With challenges come great rewards too. Some of the greatest achievements only become really visible a few years down the line. Freya highlights some of the moments that make her even stronger and more determined to go onto the next one:

“Recently a girl aged 22, that I had cared for, came back to stay for a few months. After that she went off to Australia traveling and working for a year. Seeing her go and achieve this was a real reward for me!

Sometimes I get a call to childmind the children of another girl I cared for who’s now 30. It’s so nice when they feel they can come to you if they need further guidance. And when you get invited to their weddings or Christmas dinner, when you’ve got 5 or 6 teenagers that come back to you. The buzz that gives you just makes all of it worthwhile!”
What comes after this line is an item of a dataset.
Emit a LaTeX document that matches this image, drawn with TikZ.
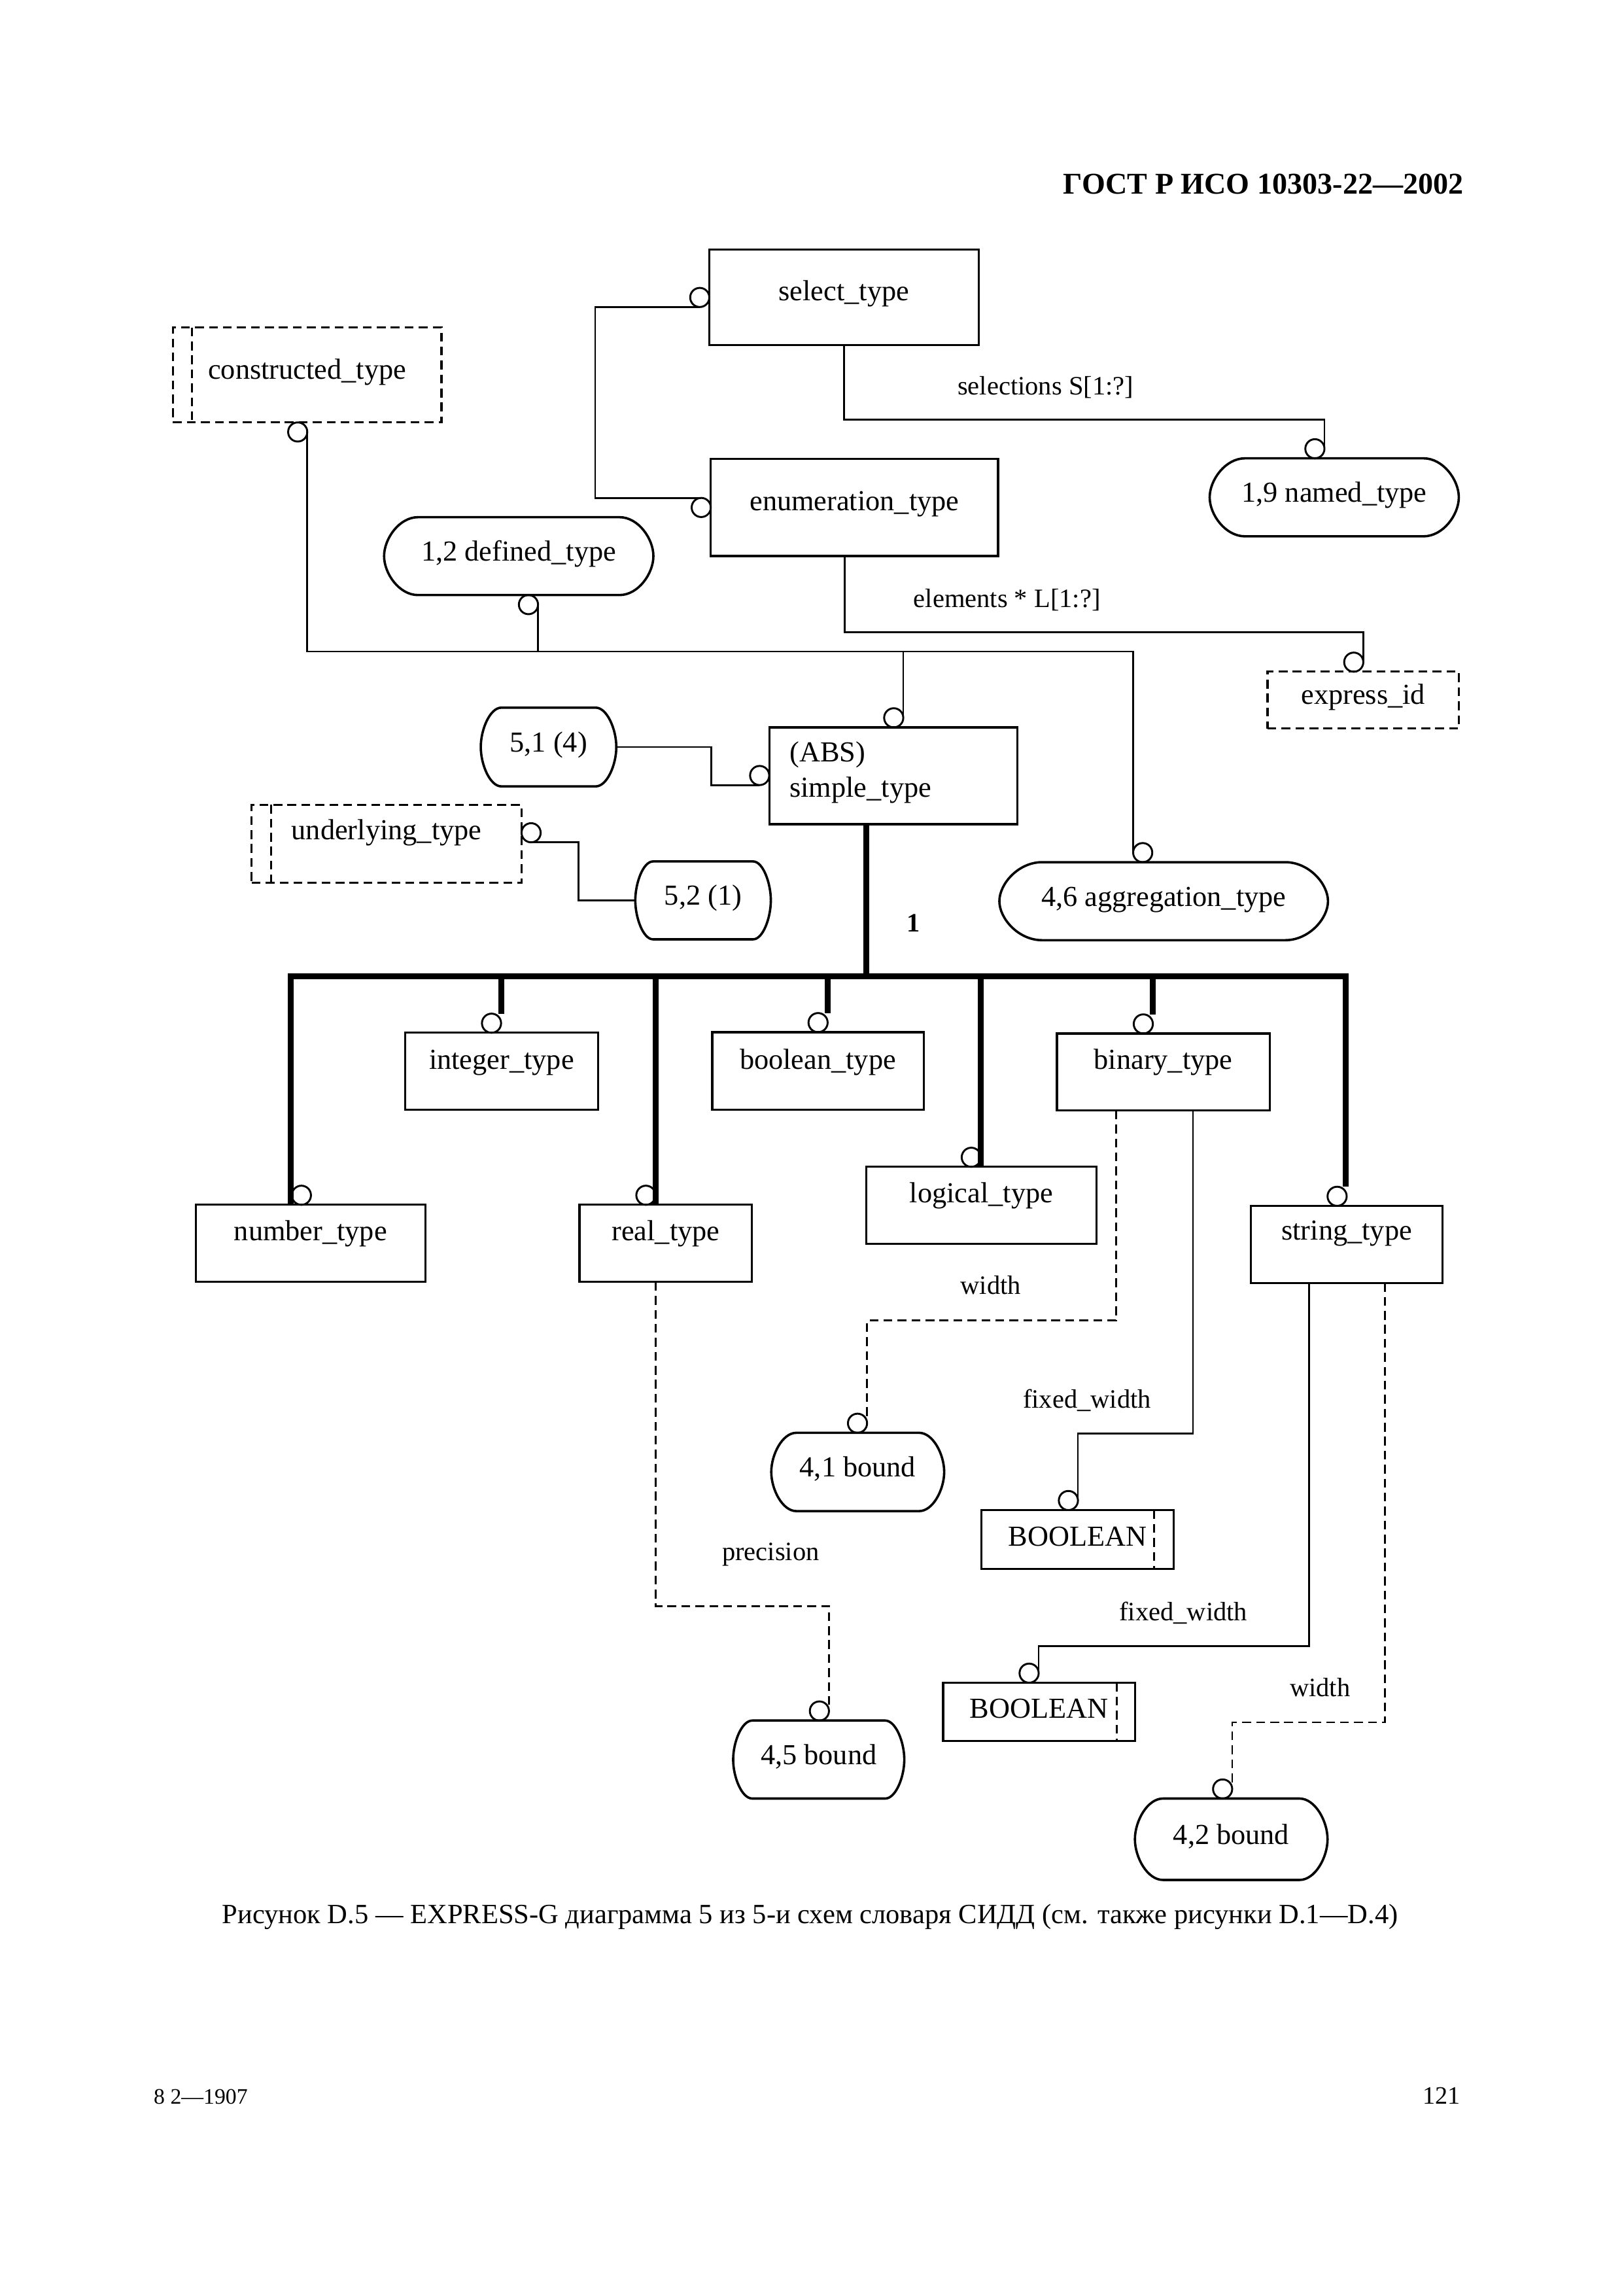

Freya explains that she feels well-supported by the team at Fostering Devon:

“I’m happy with the support I get from the team – I wouldn’t have stayed 16 years if I wasn’t! There’s always someone at the end of the phone. Often, they have Carers Days too, with all of the support workers and social workers available to you, so you get to meet the wider group.

It’s also a great opportunity to meet the other carers too. If you phone up to speak to somebody it’s usually someone you’ve met before which is great.

If you’re considering fostering young people, I’d say, ‘Do it!’

What a difference you can make to a young person’s life. It’s just so valuable!”

Freya returns again and again to the qualities needed to foster teens and what her words would be to anyone that was thinking about helping young people to ‘find their feet’:

“You have to have patience, persistence and resilience. The ability to think outside the box. You have to keep on going as tomorrow’s a new day.  You want to keep on motivating that person, work through those challenges. Every young person deserves a chance.

Now, I wouldn’t know it any other way. We had a week recently where all three were away. I didn’t like it – the house was too quiet!”